Many of the leading organizations within the IDA membership, such as Denver, Philadelphia, Houston and others, evolved over time into a variety of entities housed within a singular organization. In addition to the clean and safe programs as part of a BID, these other organizations included a membership, organization, and events entity, a redevelopment entity, and others. Throughout the recent decades, organizations like Downtown Wichita evolved from a traditional downtown entity to become the Wichita Partnership with jurisdiction over the quality of downtown space in addition to focusing on economic development for the entire city – jobs and talent. Alternatively, in places like Cincinnati, Ohio, 3CDC started as a redevelopment agency and, more recently, took on the responsibility of managing the downtown area.  All of this to say many IDA member organizations have evolved and continue to do so in response to the needs of the community.

There are many examples of how place management organizations have evolved over the past 20 to 30 years. Yet they have always strived towards a singular goal of creating complete and successful urban places.

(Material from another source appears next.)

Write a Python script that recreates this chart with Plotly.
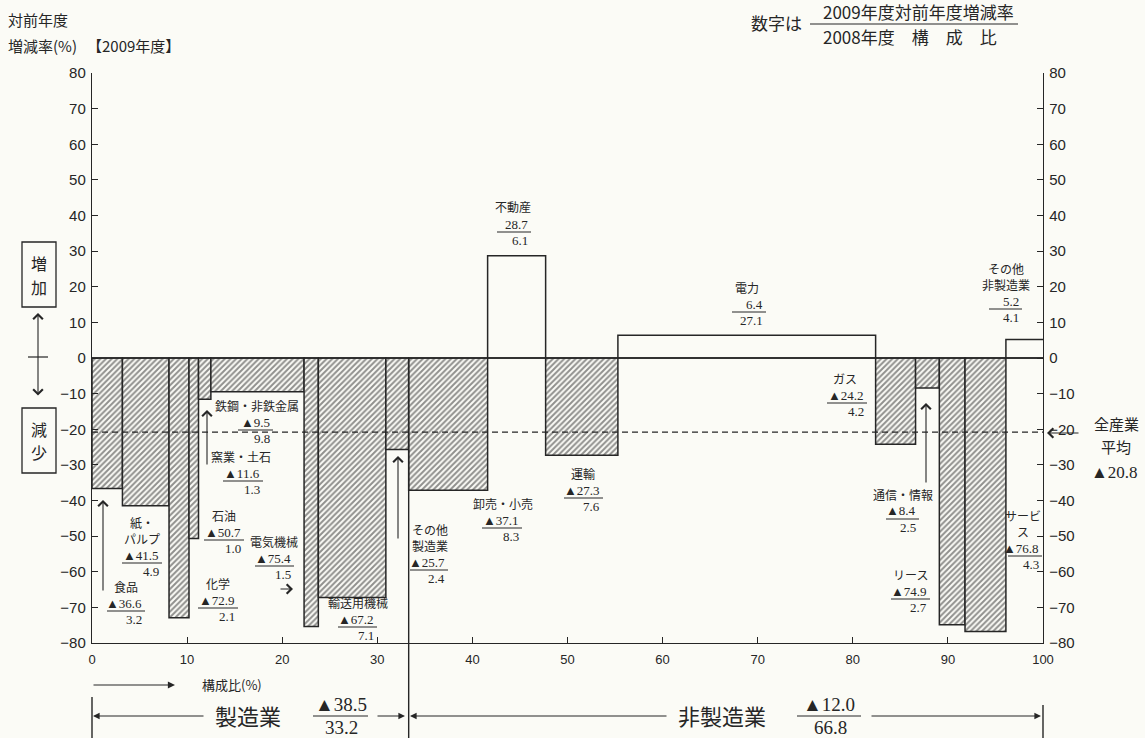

As we now find ourselves in the post-pandemic rebuilding phase, traditional bids and place management organizations face questions of how to overcome the next era of city building. What will be the ongoing role of IDA member organizations in response to challenges throughout the public realm, such as mental health or substance abuse and addiction? To what extent do IDA members lean into the housing crisis impacting many of our communities? How will our organizations address both the real and perceived public safety concerns? What will be the innovative alternatives to storefront economies? It is clear these questions will be raised to IDA member organizations, and they will need to determine an intentional response that may include strategically evolving the nature of the organization.

I believe these are the challenges we will face in the years ahead; these are the conversations we will have in our community of practitioners at regional conferences, at the World Town Leadership Summit in July, and most certainly this fall in Chicago at the IDA Annual Conference & Marketplace.